Leave out the pictures and repeat the data exactly.
— start of SUPPLIED INFORMATION —
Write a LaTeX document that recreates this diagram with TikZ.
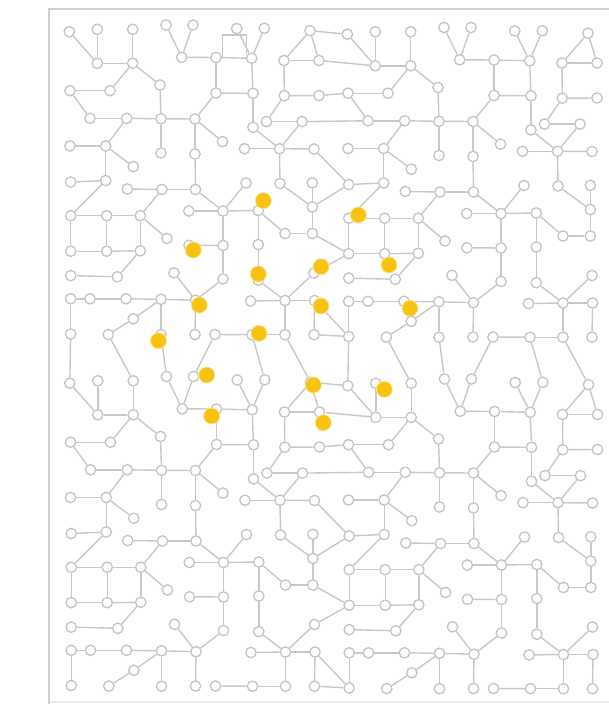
\documentclass[tikz,border=0pt]{standalone}
\usetikzlibrary{backgrounds}
\definecolor{edgegray}{RGB}{200,200,200}
\definecolor{nodegray}{RGB}{196,196,196}
\definecolor{framegray}{RGB}{208,208,208}
\definecolor{framelight}{RGB}{236,236,236}
\definecolor{gold}{RGB}{248,194,16}
\definecolor{goldrim}{RGB}{252,228,140}
\tikzset{
  gn/.style={circle,draw=nodegray,fill=white,line width=1.3pt,minimum size=10.4pt,inner sep=0pt},
  yn/.style={circle,fill=gold,draw=goldrim,line width=0.8pt,minimum size=16pt,inner sep=0pt},
  ed/.style={draw=edgegray,line width=1.4pt},
  framestyle/.style={draw=framegray,line width=2pt}
}
\newcommand{\tilenodes}{A1/69.3/31.7,A2/97.3/29.3,A3/132.7/29.3,A4/166/25,A5/193/25,A6/236.7/28.5,A7/264.3/28.3,A8/310/30.7,
B1/97.3/63.3,B2/132.7/63.3,B3/181.7/57.3,B4/216/57.5,B5/251.7/58.3,B6/284/60.5,B7/319/60.5,
C1/70/90.7,C2/110/90.7,C3/160/85,C4/216/93,C5/253/93.3,C6/284.3/95.7,C7/319/95.5,
D1/90/118.3,D2/126.7/118.3,D3/161/118.8,D4/195/119,D5/266.5/121.6,D6/302/121.6,D7/253/127.4,
E1/70/146,E2/105.7/146,E3/161/153,E4/195/154,E5/222.5/141.6,E6/244.5/148.7,E7/279.5/148.7,E8/314/149,
F1/133.3/166.7,F2/70.7/182,F3/105.7/180.5,
G1/127.3/189,G2/162/189.5,G3/195.5/189.5,G4/280/183.5,G5/246/183,G6/312.3/182.8,
H1/70.7/215.7,H2/106.7/215.7,H3/140.3/215.7,H4/188.8/211,H5/223/211,H6/258.3/210.5,H7/312.3/207,
I1/167/238.5,I2/285/233.5,I3/312.3/233.5,
J1/70.7/251.2,J2/106.7/251.2,J3/140.3/250.8,J4/223/245.5,J5/189/245.3,J6/258.3/244.5,
K1/70.7/275.6,K2/117.3/276.8,K3/174/272.8,K4/223/279,K5/258.3/280.2,K6/314/273,
L1/70.7/298.8,L2/90/298.8,L3/126/298.8,L4/161/299.3,L5/195.5/300.2,L6/250.5/301,L7/285/300.5,L8/314.5/300.5,
M1/133.3/318.8,M2/108.3/334.6,M3/70.7/334,M4/195/334.5,M5/215/334.5,M6/161/334.7,M7/252/334.7,M8/285/334.7,M9/314/334.7}
\newcommand{\tileedges}{A1/B1,A2/B1,B1/B2,A3/B2,B2/C2,B2/C3,C1/C2,C1/D1,D1/D2,D2/D3,C3/D3,D3/D4,D3/E3,D4/E4,D4/E5,D4/C4,C4/B4,A4/B3,A5/B3,B3/B4,D2/E2,E1/E2,E2/F1,E2/F3,
A6/B5,A7/B5,B4/B5,B5/C5,C4/C5,C5/D7,D7/E7,E6/E7,E7/E8,E7/G4,D6/E7,D5/D6,D5/C6,C6/B6,B6/B7,B6/A8,A8/B7,C6/C7,
E4/G3,F2/F3,F3/H1,H1/H2,H2/H3,H1/J1,H2/J2,J1/J2,J2/J3,H3/J3,H3/I1,J3/K2,K1/K2,G1/G2,G2/G3,G2/H3,G3/H5,H4/H5,H5/J4,J5/J4,J4/K4,K4/L5,K3/L5,L1/L2,L2/L3,L3/L4,L4/L5,L4/M6,L4/M1,M1/M2,L1/M3,L5/M4,
G5/H5,H5/H6,H6/I2,I2/I3,G4/H7,G6/H7,H7/I3,H6/J6,J6/K5,K5/L7,K6/L7,L6/L7,L7/L8,L7/M8,L8/M9,M5/M7,M7/M8}
\newcommand{\hcross}{A8/A1,B7/B1,C7/C1,D6/D1,E8/F2,H7/F2,I3/J1,K6/J1,L8/M3,M9/M3}
\newcommand{\vcross}{M3/A1,M6/A4,M5/A5,M7/A7,M8/A8,M2/A3}
\begin{document}
\begin{tikzpicture}[x=1pt,y=-1pt]
\useasboundingbox (0,0) rectangle (608,704);
\clip (0,0) rectangle (608,704);
% nodes of the four tiles
\foreach \i in {0,1}{
  \foreach \j in {0,1}{
    \begin{scope}[shift={(278*\i+0.5*\j,2.5*\i+351.5*\j)}]
      \foreach \n/\x/\y in \tilenodes { \node[gn] (\n-\i-\j) at (\x,\y) {}; }
    \end{scope}
  }
}
\begin{scope}[on background layer]
  \draw[draw=framelight,line width=2pt] (49,701.5) -- (620,701.5);
  \draw[framestyle] (620,8.5) -- (49,8.5) -- (49,704);
  \foreach \i in {0,1}{
    \foreach \j in {0,1}{
      \foreach \a/\b in \tileedges { \draw[ed] (\a-\i-\j) -- (\b-\i-\j); }
    }
  }
  \foreach \j in {0,1}{
    \foreach \a/\b in \hcross { \draw[ed] (\a-0-\j) -- (\b-1-\j); }
  }
  \foreach \i in {0,1}{
    \foreach \a/\b in \vcross { \draw[ed] (\a-\i-0) -- (\b-\i-1); }
  }
  \coordinate (sqa) at (222.7,57.5);
  \coordinate (sqb) at (222.7,35);
  \coordinate (sqc) at (246.7,35);
  \coordinate (sqd) at (246.7,54);
  \draw[ed,line width=1.1pt] (sqa) -- (sqb) -- (sqc) -- (sqd);
\end{scope}
% highlighted nodes
\foreach \k/\x/\y in {y1/263.3/200.7,y2/358.3/215,y3/193.3/250,y4/258.3/274,y5/321/266.7,y6/389/265,y7/199.3/305,y8/321/306,y9/410/308.3,y10/259/333.3,y11/158.5/340.7,y12/206.7/375,y13/211.7/416,y14/313.3/385,y15/384.3/389.3,y16/323.3/422.7}
  { \node[yn] (\k) at (\x,\y) {}; }
\end{tikzpicture}
\end{document}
— end of SUPPLIED INFORMATION —
• **OUTPUT FOR THIS EXERCISE**:
Write a LaTeX document that recreates this diagram with TikZ.
\documentclass[tikz,border=0pt]{standalone}
\usetikzlibrary{backgrounds}
\definecolor{edgegray}{RGB}{200,200,200}
\definecolor{nodegray}{RGB}{196,196,196}
\definecolor{framegray}{RGB}{208,208,208}
\definecolor{framelight}{RGB}{236,236,236}
\definecolor{gold}{RGB}{248,194,16}
\definecolor{goldrim}{RGB}{252,228,140}
\tikzset{
  gn/.style={circle,draw=nodegray,fill=white,line width=1.3pt,minimum size=10.4pt,inner sep=0pt},
  yn/.style={circle,fill=gold,draw=goldrim,line width=0.8pt,minimum size=16pt,inner sep=0pt},
  ed/.style={draw=edgegray,line width=1.4pt},
  framestyle/.style={draw=framegray,line width=2pt}
}
\newcommand{\tilenodes}{A1/69.3/31.7,A2/97.3/29.3,A3/132.7/29.3,A4/166/25,A5/193/25,A6/236.7/28.5,A7/264.3/28.3,A8/310/30.7,
B1/97.3/63.3,B2/132.7/63.3,B3/181.7/57.3,B4/216/57.5,B5/251.7/58.3,B6/284/60.5,B7/319/60.5,
C1/70/90.7,C2/110/90.7,C3/160/85,C4/216/93,C5/253/93.3,C6/284.3/95.7,C7/319/95.5,
D1/90/118.3,D2/126.7/118.3,D3/161/118.8,D4/195/119,D5/266.5/121.6,D6/302/121.6,D7/253/127.4,
E1/70/146,E2/105.7/146,E3/161/153,E4/195/154,E5/222.5/141.6,E6/244.5/148.7,E7/279.5/148.7,E8/314/149,
F1/133.3/166.7,F2/70.7/182,F3/105.7/180.5,
G1/127.3/189,G2/162/189.5,G3/195.5/189.5,G4/280/183.5,G5/246/183,G6/312.3/182.8,
H1/70.7/215.7,H2/106.7/215.7,H3/140.3/215.7,H4/188.8/211,H5/223/211,H6/258.3/210.5,H7/312.3/207,
I1/167/238.5,I2/285/233.5,I3/312.3/233.5,
J1/70.7/251.2,J2/106.7/251.2,J3/140.3/250.8,J4/223/245.5,J5/189/245.3,J6/258.3/244.5,
K1/70.7/275.6,K2/117.3/276.8,K3/174/272.8,K4/223/279,K5/258.3/280.2,K6/314/273,
L1/70.7/298.8,L2/90/298.8,L3/126/298.8,L4/161/299.3,L5/195.5/300.2,L6/250.5/301,L7/285/300.5,L8/314.5/300.5,
M1/133.3/318.8,M2/108.3/334.6,M3/70.7/334,M4/195/334.5,M5/215/334.5,M6/161/334.7,M7/252/334.7,M8/285/334.7,M9/314/334.7}
\newcommand{\tileedges}{A1/B1,A2/B1,B1/B2,A3/B2,B2/C2,B2/C3,C1/C2,C1/D1,D1/D2,D2/D3,C3/D3,D3/D4,D3/E3,D4/E4,D4/E5,D4/C4,C4/B4,A4/B3,A5/B3,B3/B4,D2/E2,E1/E2,E2/F1,E2/F3,
A6/B5,A7/B5,B4/B5,B5/C5,C4/C5,C5/D7,D7/E7,E6/E7,E7/E8,E7/G4,D6/E7,D5/D6,D5/C6,C6/B6,B6/B7,B6/A8,A8/B7,C6/C7,
E4/G3,F2/F3,F3/H1,H1/H2,H2/H3,H1/J1,H2/J2,J1/J2,J2/J3,H3/J3,H3/I1,J3/K2,K1/K2,G1/G2,G2/G3,G2/H3,G3/H5,H4/H5,H5/J4,J5/J4,J4/K4,K4/L5,K3/L5,L1/L2,L2/L3,L3/L4,L4/L5,L4/M6,L4/M1,M1/M2,L1/M3,L5/M4,
G5/H5,H5/H6,H6/I2,I2/I3,G4/H7,G6/H7,H7/I3,H6/J6,J6/K5,K5/L7,K6/L7,L6/L7,L7/L8,L7/M8,L8/M9,M5/M7,M7/M8}
\newcommand{\hcross}{A8/A1,B7/B1,C7/C1,D6/D1,E8/F2,H7/F2,I3/J1,K6/J1,L8/M3,M9/M3}
\newcommand{\vcross}{M3/A1,M6/A4,M5/A5,M7/A7,M8/A8,M2/A3}
\begin{document}
\begin{tikzpicture}[x=1pt,y=-1pt]
\useasboundingbox (0,0) rectangle (608,704);
\clip (0,0) rectangle (608,704);
% nodes of the four tiles
\foreach \i in {0,1}{
  \foreach \j in {0,1}{
    \begin{scope}[shift={(278*\i+0.5*\j,2.5*\i+351.5*\j)}]
      \foreach \n/\x/\y in \tilenodes { \node[gn] (\n-\i-\j) at (\x,\y) {}; }
    \end{scope}
  }
}
\begin{scope}[on background layer]
  \draw[draw=framelight,line width=2pt] (49,701.5) -- (620,701.5);
  \draw[framestyle] (620,8.5) -- (49,8.5) -- (49,704);
  \foreach \i in {0,1}{
    \foreach \j in {0,1}{
      \foreach \a/\b in \tileedges { \draw[ed] (\a-\i-\j) -- (\b-\i-\j); }
    }
  }
  \foreach \j in {0,1}{
    \foreach \a/\b in \hcross { \draw[ed] (\a-0-\j) -- (\b-1-\j); }
  }
  \foreach \i in {0,1}{
    \foreach \a/\b in \vcross { \draw[ed] (\a-\i-0) -- (\b-\i-1); }
  }
  \coordinate (sqa) at (222.7,57.5);
  \coordinate (sqb) at (222.7,35);
  \coordinate (sqc) at (246.7,35);
  \coordinate (sqd) at (246.7,54);
  \draw[ed,line width=1.1pt] (sqa) -- (sqb) -- (sqc) -- (sqd);
\end{scope}
% highlighted nodes
\foreach \k/\x/\y in {y1/263.3/200.7,y2/358.3/215,y3/193.3/250,y4/258.3/274,y5/321/266.7,y6/389/265,y7/199.3/305,y8/321/306,y9/410/308.3,y10/259/333.3,y11/158.5/340.7,y12/206.7/375,y13/211.7/416,y14/313.3/385,y15/384.3/389.3,y16/323.3/422.7}
  { \node[yn] (\k) at (\x,\y) {}; }
\end{tikzpicture}
\end{document}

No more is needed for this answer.